Лишенный священного покрова, десакрализованный и расчлененный миф теряет свое величие и свою духовность. Он становится лишь обесцвеченной, грубой оболочкой, сохраняющей многие прежние характеристики, но теперь охотно открывающей их в конкретной, доступной и осязаемой форме. Бог больше не конферансье, и до тех пор, пока Логос, вооруженный технологией и наукой, не перехватит инициативу, фантомы отчуждения будут продолжать материализо-вываться и сеять повсюду хаос. Ищите эти фантомы: они первые признаки будущего порядка. Мы должны начать играть уже сейчас, если не хотим, чтобы будущее наше было обречено на несчастное, униженное выживание; более того, если не хотим для себя будущего, в котором выживание как таковое станет невозможно (вот старая идея о человечестве, уничтожающем себя, а вместе с собой и весь эксперимент по сооружению обыденной жизни). Жизненно важные цели борьбы за создание ежедневной жизни — вот главные чувствительные точки любой иерархической власти; выстроить одно — значит разрушить другое. Пойманные в водоворот десакрализации и повторной сакрализации, мы превыше всего ставим намерение отменить:
1) организацию внешнего как спектакля самоотречений;
2) разделение, на котором основана личная жизнь, так как именно в ней проживается и отражается на каждом уровне разделение между господами и обездоленными;
3) жертвоприношение. Три этих элемента, очевидно, взаимозависимы, как и их противоположности: участие, общение и реализация. То же самое можно сказать и о соответствующем контексте, не-всеобщности (обанкротившийся мир, подконтрольная общность).

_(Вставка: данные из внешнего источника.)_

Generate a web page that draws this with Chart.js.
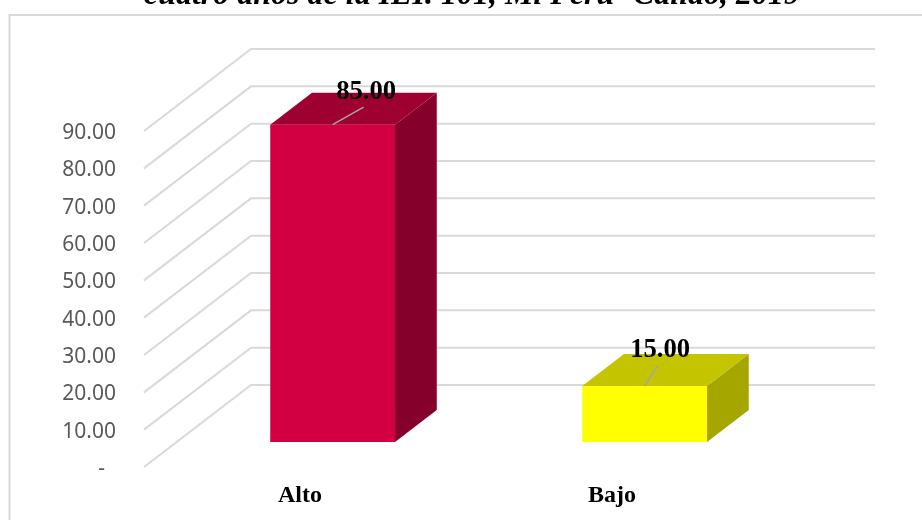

16Человеческие отношения, до того растворенные в божественной трансцендентности (то есть общности, увенчанной священным), осели и застыли, как только священное перестало быть катализатором. Обнажилась их вещественность. Как Провидение уступило место капризным законам экономики, так и власть человеческая стала проявляться за властью божественной. Сегодня единственной роли, которая раньше в божественном освещении была отведена каждому, соответствует целый спектр ролей. И хотя масками в этих ролях стали теперь человеческие лица, роли эти все еще требуют и от ведущих актеров, и от массовки отказаться от настоящей жизни в соответствии с диалектикой настоящего и мифического жертвоприношения. Спектакль — всего лишь миф, секуляризованный и разбитый на фрагменты. Он составляет броню, в которую закована власть (и он же — жизненно необходимый посредник), а она становится уязвима для любого удара, если в какофоническом многоголосье воплей, тонущих друг в друге, не может больше скрывать своей природы личного присвоения и тех разнородных кусков несчастья, которые уготовила для каждого.
Все роли в контексте фрагментирован-ной власти, снедаемой десакрализацией, обесцвечены и обесценены, равно как и спектакль представляет собой лишь обедненную копию мифа. Исполнители ролей с такой охотой и неуклюжестью предают секреты своих механизмов и уловок, что власти, дабы защититься от всеобщего осуждения и отказа от спектакля, остается лишь организовать такой отказ самой путем еще более неуклюжего замещения актеров и исполнителей или через спровоцированные погромы заранее сфабрикованных козлов отпущения (агентов Москвы, Уолл-стрита, мирового сионизма или Двухсот Семейств). Как следствие, весь актерский состав играет бездарно, и на смену стилю приходит манерность.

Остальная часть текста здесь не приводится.